--- Start of MATERIAL SHOWN ---

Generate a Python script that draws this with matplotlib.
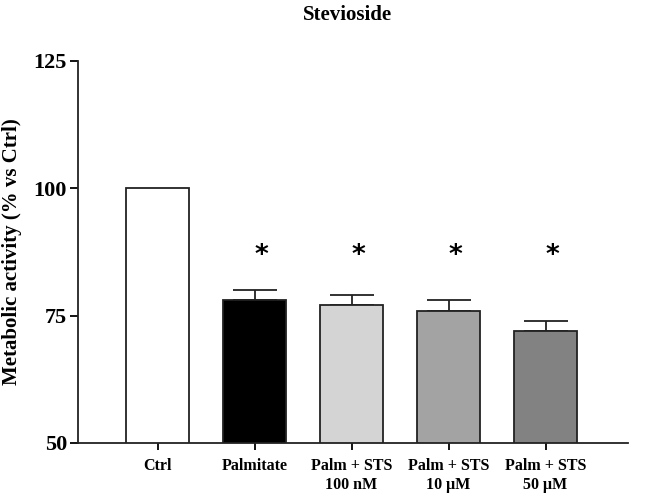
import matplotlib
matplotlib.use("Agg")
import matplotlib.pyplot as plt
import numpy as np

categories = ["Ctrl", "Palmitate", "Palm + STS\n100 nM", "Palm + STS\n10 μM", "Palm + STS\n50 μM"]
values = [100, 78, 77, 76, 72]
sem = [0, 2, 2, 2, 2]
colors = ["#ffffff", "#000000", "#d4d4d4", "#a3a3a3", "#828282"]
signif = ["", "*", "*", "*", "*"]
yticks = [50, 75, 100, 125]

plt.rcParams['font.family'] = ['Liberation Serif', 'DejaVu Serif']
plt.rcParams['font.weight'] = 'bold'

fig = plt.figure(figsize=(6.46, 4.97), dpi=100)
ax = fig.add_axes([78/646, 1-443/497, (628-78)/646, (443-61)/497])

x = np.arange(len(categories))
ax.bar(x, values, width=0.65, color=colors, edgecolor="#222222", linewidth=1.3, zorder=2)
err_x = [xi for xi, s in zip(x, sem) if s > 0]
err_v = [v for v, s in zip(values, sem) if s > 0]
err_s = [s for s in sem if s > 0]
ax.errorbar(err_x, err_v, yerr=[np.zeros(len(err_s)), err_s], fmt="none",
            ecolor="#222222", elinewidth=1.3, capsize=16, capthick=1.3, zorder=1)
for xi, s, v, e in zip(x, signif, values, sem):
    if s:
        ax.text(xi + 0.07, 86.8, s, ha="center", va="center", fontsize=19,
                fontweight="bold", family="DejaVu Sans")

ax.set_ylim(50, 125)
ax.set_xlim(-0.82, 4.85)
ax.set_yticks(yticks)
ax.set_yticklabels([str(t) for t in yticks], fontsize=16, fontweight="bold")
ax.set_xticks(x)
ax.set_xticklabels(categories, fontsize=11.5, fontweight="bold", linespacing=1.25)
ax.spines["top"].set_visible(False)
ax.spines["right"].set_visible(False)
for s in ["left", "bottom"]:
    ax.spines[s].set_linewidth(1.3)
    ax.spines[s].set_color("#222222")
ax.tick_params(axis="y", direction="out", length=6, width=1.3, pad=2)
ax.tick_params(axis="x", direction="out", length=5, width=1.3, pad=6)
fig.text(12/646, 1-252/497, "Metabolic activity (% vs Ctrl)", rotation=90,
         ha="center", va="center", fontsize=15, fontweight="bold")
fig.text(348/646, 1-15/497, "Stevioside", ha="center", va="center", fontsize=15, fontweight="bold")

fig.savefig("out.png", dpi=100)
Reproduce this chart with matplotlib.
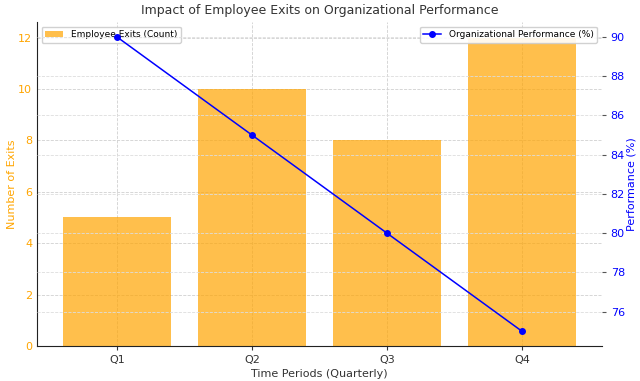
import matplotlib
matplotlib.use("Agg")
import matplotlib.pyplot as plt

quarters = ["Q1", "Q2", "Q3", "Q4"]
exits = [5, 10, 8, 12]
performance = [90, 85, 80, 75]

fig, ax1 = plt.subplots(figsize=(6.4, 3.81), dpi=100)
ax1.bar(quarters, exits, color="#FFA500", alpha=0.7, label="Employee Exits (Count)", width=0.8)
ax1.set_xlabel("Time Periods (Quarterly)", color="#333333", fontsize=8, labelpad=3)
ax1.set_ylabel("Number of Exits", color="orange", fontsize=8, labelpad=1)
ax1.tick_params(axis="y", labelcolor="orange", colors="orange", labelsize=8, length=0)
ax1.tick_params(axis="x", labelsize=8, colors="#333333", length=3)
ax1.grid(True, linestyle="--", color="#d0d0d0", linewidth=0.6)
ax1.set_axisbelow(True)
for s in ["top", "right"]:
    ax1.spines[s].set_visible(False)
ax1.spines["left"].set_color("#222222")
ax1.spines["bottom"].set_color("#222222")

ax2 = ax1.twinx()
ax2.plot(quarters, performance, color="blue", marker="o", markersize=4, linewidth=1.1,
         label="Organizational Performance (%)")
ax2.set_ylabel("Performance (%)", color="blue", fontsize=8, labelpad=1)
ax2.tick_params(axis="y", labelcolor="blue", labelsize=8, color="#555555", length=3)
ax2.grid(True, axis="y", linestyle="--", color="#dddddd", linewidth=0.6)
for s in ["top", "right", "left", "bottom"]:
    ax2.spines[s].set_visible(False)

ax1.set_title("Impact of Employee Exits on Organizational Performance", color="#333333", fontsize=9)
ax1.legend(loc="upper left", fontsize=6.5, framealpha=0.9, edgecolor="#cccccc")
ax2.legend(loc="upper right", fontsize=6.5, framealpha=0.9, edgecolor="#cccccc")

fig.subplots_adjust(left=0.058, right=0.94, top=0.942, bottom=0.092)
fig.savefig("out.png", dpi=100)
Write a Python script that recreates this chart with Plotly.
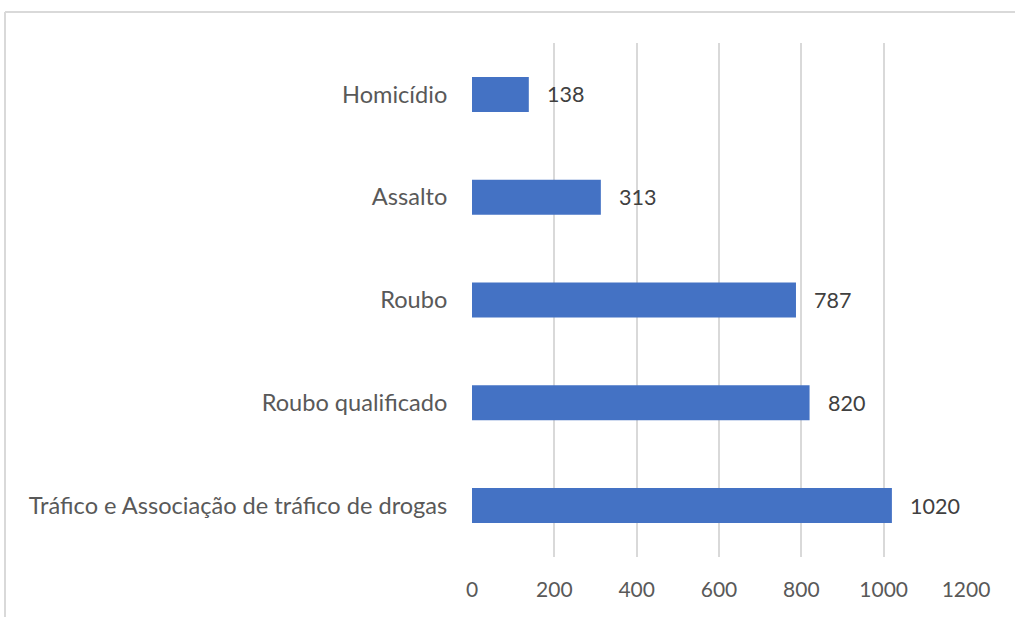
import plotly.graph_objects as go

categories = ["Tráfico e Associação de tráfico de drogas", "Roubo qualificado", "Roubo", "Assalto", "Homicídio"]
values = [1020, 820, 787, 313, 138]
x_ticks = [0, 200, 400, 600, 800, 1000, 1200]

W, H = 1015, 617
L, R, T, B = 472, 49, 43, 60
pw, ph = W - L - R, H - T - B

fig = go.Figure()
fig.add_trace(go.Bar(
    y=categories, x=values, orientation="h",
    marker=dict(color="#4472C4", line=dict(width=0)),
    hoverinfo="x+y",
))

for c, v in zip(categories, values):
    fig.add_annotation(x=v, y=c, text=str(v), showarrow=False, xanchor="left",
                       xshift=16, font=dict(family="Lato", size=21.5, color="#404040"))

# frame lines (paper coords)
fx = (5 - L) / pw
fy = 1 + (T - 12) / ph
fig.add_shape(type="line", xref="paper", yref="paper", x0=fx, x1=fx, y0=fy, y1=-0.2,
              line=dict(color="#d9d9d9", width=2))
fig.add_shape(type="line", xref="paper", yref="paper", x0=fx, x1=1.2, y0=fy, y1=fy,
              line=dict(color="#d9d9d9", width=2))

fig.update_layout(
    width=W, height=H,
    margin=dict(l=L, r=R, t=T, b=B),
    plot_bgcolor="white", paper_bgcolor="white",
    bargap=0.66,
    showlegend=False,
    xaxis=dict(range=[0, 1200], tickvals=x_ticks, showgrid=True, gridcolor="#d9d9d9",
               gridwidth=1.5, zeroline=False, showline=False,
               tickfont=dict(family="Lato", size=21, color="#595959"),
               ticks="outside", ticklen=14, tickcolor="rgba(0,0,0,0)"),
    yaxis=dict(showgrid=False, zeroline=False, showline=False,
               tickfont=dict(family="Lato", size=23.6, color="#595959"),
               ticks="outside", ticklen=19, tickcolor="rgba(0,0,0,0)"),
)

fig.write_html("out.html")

--- End of MATERIAL SHOWN ---

- [SHORT EXERCISE]: Print each line of the material above exactly, with the pictures removed from your copy.

- [ANSWER TO THE EXERCISE]:
Generate a Python script that draws this with matplotlib.
import matplotlib
matplotlib.use("Agg")
import matplotlib.pyplot as plt
import numpy as np

categories = ["Ctrl", "Palmitate", "Palm + STS\n100 nM", "Palm + STS\n10 μM", "Palm + STS\n50 μM"]
values = [100, 78, 77, 76, 72]
sem = [0, 2, 2, 2, 2]
colors = ["#ffffff", "#000000", "#d4d4d4", "#a3a3a3", "#828282"]
signif = ["", "*", "*", "*", "*"]
yticks = [50, 75, 100, 125]

plt.rcParams['font.family'] = ['Liberation Serif', 'DejaVu Serif']
plt.rcParams['font.weight'] = 'bold'

fig = plt.figure(figsize=(6.46, 4.97), dpi=100)
ax = fig.add_axes([78/646, 1-443/497, (628-78)/646, (443-61)/497])

x = np.arange(len(categories))
ax.bar(x, values, width=0.65, color=colors, edgecolor="#222222", linewidth=1.3, zorder=2)
err_x = [xi for xi, s in zip(x, sem) if s > 0]
err_v = [v for v, s in zip(values, sem) if s > 0]
err_s = [s for s in sem if s > 0]
ax.errorbar(err_x, err_v, yerr=[np.zeros(len(err_s)), err_s], fmt="none",
            ecolor="#222222", elinewidth=1.3, capsize=16, capthick=1.3, zorder=1)
for xi, s, v, e in zip(x, signif, values, sem):
    if s:
        ax.text(xi + 0.07, 86.8, s, ha="center", va="center", fontsize=19,
                fontweight="bold", family="DejaVu Sans")

ax.set_ylim(50, 125)
ax.set_xlim(-0.82, 4.85)
ax.set_yticks(yticks)
ax.set_yticklabels([str(t) for t in yticks], fontsize=16, fontweight="bold")
ax.set_xticks(x)
ax.set_xticklabels(categories, fontsize=11.5, fontweight="bold", linespacing=1.25)
ax.spines["top"].set_visible(False)
ax.spines["right"].set_visible(False)
for s in ["left", "bottom"]:
    ax.spines[s].set_linewidth(1.3)
    ax.spines[s].set_color("#222222")
ax.tick_params(axis="y", direction="out", length=6, width=1.3, pad=2)
ax.tick_params(axis="x", direction="out", length=5, width=1.3, pad=6)
fig.text(12/646, 1-252/497, "Metabolic activity (% vs Ctrl)", rotation=90,
         ha="center", va="center", fontsize=15, fontweight="bold")
fig.text(348/646, 1-15/497, "Stevioside", ha="center", va="center", fontsize=15, fontweight="bold")

fig.savefig("out.png", dpi=100)
Reproduce this chart with matplotlib.
import matplotlib
matplotlib.use("Agg")
import matplotlib.pyplot as plt

quarters = ["Q1", "Q2", "Q3", "Q4"]
exits = [5, 10, 8, 12]
performance = [90, 85, 80, 75]

fig, ax1 = plt.subplots(figsize=(6.4, 3.81), dpi=100)
ax1.bar(quarters, exits, color="#FFA500", alpha=0.7, label="Employee Exits (Count)", width=0.8)
ax1.set_xlabel("Time Periods (Quarterly)", color="#333333", fontsize=8, labelpad=3)
ax1.set_ylabel("Number of Exits", color="orange", fontsize=8, labelpad=1)
ax1.tick_params(axis="y", labelcolor="orange", colors="orange", labelsize=8, length=0)
ax1.tick_params(axis="x", labelsize=8, colors="#333333", length=3)
ax1.grid(True, linestyle="--", color="#d0d0d0", linewidth=0.6)
ax1.set_axisbelow(True)
for s in ["top", "right"]:
    ax1.spines[s].set_visible(False)
ax1.spines["left"].set_color("#222222")
ax1.spines["bottom"].set_color("#222222")

ax2 = ax1.twinx()
ax2.plot(quarters, performance, color="blue", marker="o", markersize=4, linewidth=1.1,
         label="Organizational Performance (%)")
ax2.set_ylabel("Performance (%)", color="blue", fontsize=8, labelpad=1)
ax2.tick_params(axis="y", labelcolor="blue", labelsize=8, color="#555555", length=3)
ax2.grid(True, axis="y", linestyle="--", color="#dddddd", linewidth=0.6)
for s in ["top", "right", "left", "bottom"]:
    ax2.spines[s].set_visible(False)

ax1.set_title("Impact of Employee Exits on Organizational Performance", color="#333333", fontsize=9)
ax1.legend(loc="upper left", fontsize=6.5, framealpha=0.9, edgecolor="#cccccc")
ax2.legend(loc="upper right", fontsize=6.5, framealpha=0.9, edgecolor="#cccccc")

fig.subplots_adjust(left=0.058, right=0.94, top=0.942, bottom=0.092)
fig.savefig("out.png", dpi=100)
Write a Python script that recreates this chart with Plotly.
import plotly.graph_objects as go

categories = ["Tráfico e Associação de tráfico de drogas", "Roubo qualificado", "Roubo", "Assalto", "Homicídio"]
values = [1020, 820, 787, 313, 138]
x_ticks = [0, 200, 400, 600, 800, 1000, 1200]

W, H = 1015, 617
L, R, T, B = 472, 49, 43, 60
pw, ph = W - L - R, H - T - B

fig = go.Figure()
fig.add_trace(go.Bar(
    y=categories, x=values, orientation="h",
    marker=dict(color="#4472C4", line=dict(width=0)),
    hoverinfo="x+y",
))

for c, v in zip(categories, values):
    fig.add_annotation(x=v, y=c, text=str(v), showarrow=False, xanchor="left",
                       xshift=16, font=dict(family="Lato", size=21.5, color="#404040"))

# frame lines (paper coords)
fx = (5 - L) / pw
fy = 1 + (T - 12) / ph
fig.add_shape(type="line", xref="paper", yref="paper", x0=fx, x1=fx, y0=fy, y1=-0.2,
              line=dict(color="#d9d9d9", width=2))
fig.add_shape(type="line", xref="paper", yref="paper", x0=fx, x1=1.2, y0=fy, y1=fy,
              line=dict(color="#d9d9d9", width=2))

fig.update_layout(
    width=W, height=H,
    margin=dict(l=L, r=R, t=T, b=B),
    plot_bgcolor="white", paper_bgcolor="white",
    bargap=0.66,
    showlegend=False,
    xaxis=dict(range=[0, 1200], tickvals=x_ticks, showgrid=True, gridcolor="#d9d9d9",
               gridwidth=1.5, zeroline=False, showline=False,
               tickfont=dict(family="Lato", size=21, color="#595959"),
               ticks="outside", ticklen=14, tickcolor="rgba(0,0,0,0)"),
    yaxis=dict(showgrid=False, zeroline=False, showline=False,
               tickfont=dict(family="Lato", size=23.6, color="#595959"),
               ticks="outside", ticklen=19, tickcolor="rgba(0,0,0,0)"),
)

fig.write_html("out.html")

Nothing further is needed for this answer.